Price also confirmed Monday that Local Control Funding Formula monies explicitly set aside for targeted student populations — low-income, English language learners and foster youth — have not been compromised as the district tries to rein in its budget.
Reliance on new money
The biggest addition to the budget from last December was the teachers contract agreement “to invest more in lowering class sizes and increasing the numbers of librarians, counselors and nurses,” Price told reporters Monday. And that comes with finding a way to pay for it.
Officials have repeatedly emphasized that new revenue is vital for the district’s solvency. Price re-upped that call this week, citing the “necessity” of a parcel tax that’s now on the June 4 ballot. Measure EE, if approved by at least two-thirds of voters, would enact a districtwide $0.16 per square foot tax — a tax of $240 a year for an owner of a 1,500-square-foot home, for example. This would generate $400 million to $500 million annually starting in the 2019-20 year: about $350 million for district schools, and the rest going to independent charter schools.
“Measure EE is critical to really opening up conversation … [about] the potential investment in schools, rather than having to deal with the year-to-year ‘third-year’ conversation” that is consistently foreshadowing doom-and-gloom, Price told reporters Monday.
When asked by a reporter if “we’d be OK in 2021-22” if the parcel tax passes, Price responded, “Yes.”
Seth Litt, executive director of the advocacy group Parent Revolution, says he’d support new measures like a parcel tax, but he needs to see more transparency and clearer goals for the funding. “It’s crucial that there’s a sense of transparency, that these things are not happening in the dark … and that there’s a real vision for how the money is spent to improve student outcomes,” he said.
On how the updated plan improves student outcomes, Price cited the benefit of lowering class sizes and adding staff such as nurses, librarians and counselors.
Melvoin told board members last month that a parcel tax “will only pass if we can convince the community that we can do more with the money, and do so transparently and thoughtfully.” In that spirit, the tax would “include an oversight plan so that voters can continue to hold the district accountable for spending our money more wisely,” he wrote Tuesday in a statement to LA School Report.
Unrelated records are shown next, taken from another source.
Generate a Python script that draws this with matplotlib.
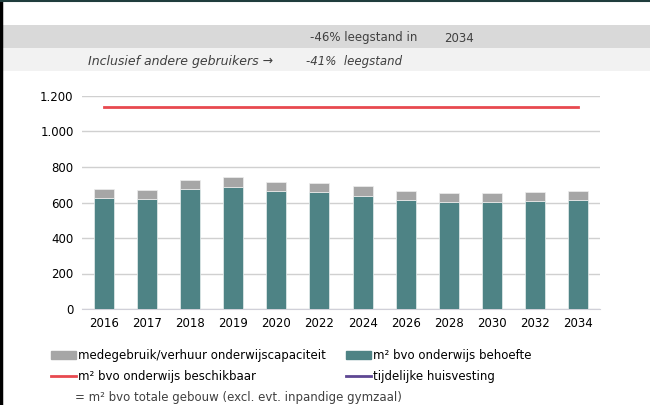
import matplotlib
matplotlib.use("Agg")
import matplotlib.pyplot as plt
from matplotlib.patches import Rectangle, Patch
from matplotlib.lines import Line2D
import numpy as np

plt.rcParams['font.family'] = ['DejaVu Sans']

# gegevens
jaren = ['2016', '2017', '2018', '2019', '2020', '2022', '2024', '2026', '2028', '2030', '2032', '2034']
behoefte = [624, 618, 674, 689, 663, 657, 638, 612, 603, 603, 607, 612]
medegebruik = [54, 54, 54, 53, 54, 55, 55, 55, 52, 52, 54, 55]
beschikbaar = 1140

teal = '#4e8385'
grijs = '#a6a6a6'
rood = '#e8494f'
paars = '#5e4793'
tekst = '#404040'

fig = plt.figure(figsize=(6.5, 4.05), dpi=100)

# achtergrondbanden bovenaan
fig.patches.append(Rectangle((0.004, 1 - 48/405), 0.996, 23/405, transform=fig.transFigure,
                             facecolor='#d9d9d9', edgecolor='none', zorder=0))
fig.patches.append(Rectangle((0.004, 1 - 71/405), 0.996, 23/405, transform=fig.transFigure,
                             facecolor='#f2f2f2', edgecolor='none', zorder=0))
# kader
fig.add_artist(Line2D([0.002, 0.002], [0, 1], transform=fig.transFigure, color='black', lw=2.5))
fig.add_artist(Line2D([0, 1], [0.998, 0.998], transform=fig.transFigure, color='#1f3d3d', lw=1.5))

fig.text(310/650, 1 - 38/405, '-46% leegstand in', fontsize=8.5, color=tekst, va='center')
fig.text(444/650, 1 - 38/405, '2034', fontsize=8.5, color=tekst, va='center')
fig.text(88/650, 1 - 61/405, 'Inclusief andere gebruikers \u2192', fontsize=9, color=tekst,
         va='center', style='italic')
fig.text(306/650, 1 - 61/405, '-41%  leegstand', fontsize=8.5, color=tekst, va='center', style='italic')

ax = fig.add_axes([82/650, 1 - 309/405, 518/650, 213/405])
x = np.arange(len(jaren))
ax.bar(x, behoefte, width=0.46, color=teal, edgecolor='#e8eeee', linewidth=0.5, zorder=3)
ax.bar(x, medegebruik, bottom=behoefte, width=0.46, color=grijs, edgecolor='#eeeeee', linewidth=0.5, zorder=3)
ax.plot([x[0], x[-1]], [beschikbaar, beschikbaar], color=rood, lw=2, zorder=4)

ax.set_xlim(-0.5, len(jaren) - 0.5)
ax.set_ylim(0, 1200)
ax.set_yticks(range(0, 1201, 200))
ax.set_yticklabels(['0', '200', '400', '600', '800', '1.000', '1.200'])
ax.set_xticks(x)
ax.set_xticklabels(jaren)
ax.grid(axis='y', color='#d0d0d0', lw=1, zorder=0)
for s in ['top', 'right', 'left']:
    ax.spines[s].set_visible(False)
ax.spines['bottom'].set_color('#d0d0d8')
ax.tick_params(length=0, labelsize=8.5, labelcolor='black', pad=6)

# legenda: twee kolommen
opts = dict(loc='upper left', frameon=False, fontsize=8.5, handlelength=2.1, handletextpad=0.2,
            labelspacing=0.65, borderaxespad=0, borderpad=0)
leg1 = fig.legend([Patch(color=grijs), Line2D([], [], color=rood, lw=2)],
                  ['medegebruik/verhuur onderwijscapaciteit', 'm² bvo onderwijs beschikbaar'],
                  bbox_to_anchor=(51/650, 1 - 349/405), **opts)
leg2 = fig.legend([Patch(color=teal), Line2D([], [], color=paars, lw=2)],
                  ['m² bvo onderwijs behoefte', 'tijdelijke huisvesting'],
                  bbox_to_anchor=(346/650, 1 - 349/405), **opts)
fig.text(75/650, 1 - 398/405, '= m² bvo totale gebouw (excl. evt. inpandige gymzaal)',
         fontsize=8.5, color=tekst, va='center')

fig.savefig('out.png', dpi=100)
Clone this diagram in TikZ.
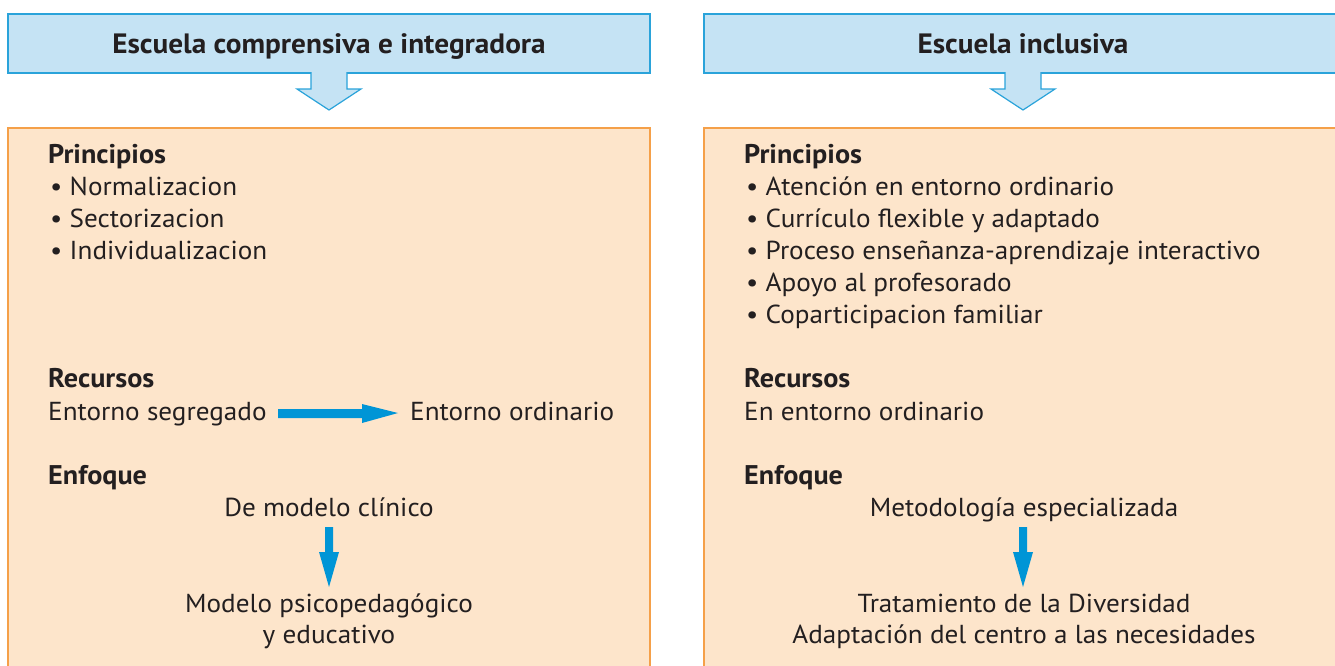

While it’s premature for a parcel tax to be incorporated into district budgeting, L.A. Unified officials did include some new projected revenue from Gov. Gavin Newsom’s proposed budget: a $44 million bump thanks to a projected cost-of-living adjustment and $48 million in pension relief over two years. County overseers have cautioned against “relying on this projected revenue since the Governor’s 2019-20 Budget is not yet finalized.”
Price did acknowledge Tuesday that “we don’t know until June what we will be getting from the state specifically.” He added: “[We’re] watching the dynamics that are happening with the revenue that comes into the state right now.”
Only two members of the public spoke on the district’s finances at Tuesday’s board meeting. One was active L.A. Unified parent Maria Daisy Ortíz, who expressed frustration that the district continues to budget behind closed doors with minimal parent engagement. Including her comments, the presentation of the fiscal plan and board discussion took about a half hour of the four-hour-long meeting.
When asked Monday whether the county would accept the updated plan, Price said L.A. Unified officials “are in constant communication with the county office” and are continuing to collaborate with a fiscal advisory team that the county assembled in January.
That team “hasn’t suggested doing anything different than what’s in the fiscal stabilization plan up to this point,” Price said. “The county has its sights on beyond the 20-21 school year — just as we’re looking at that too.”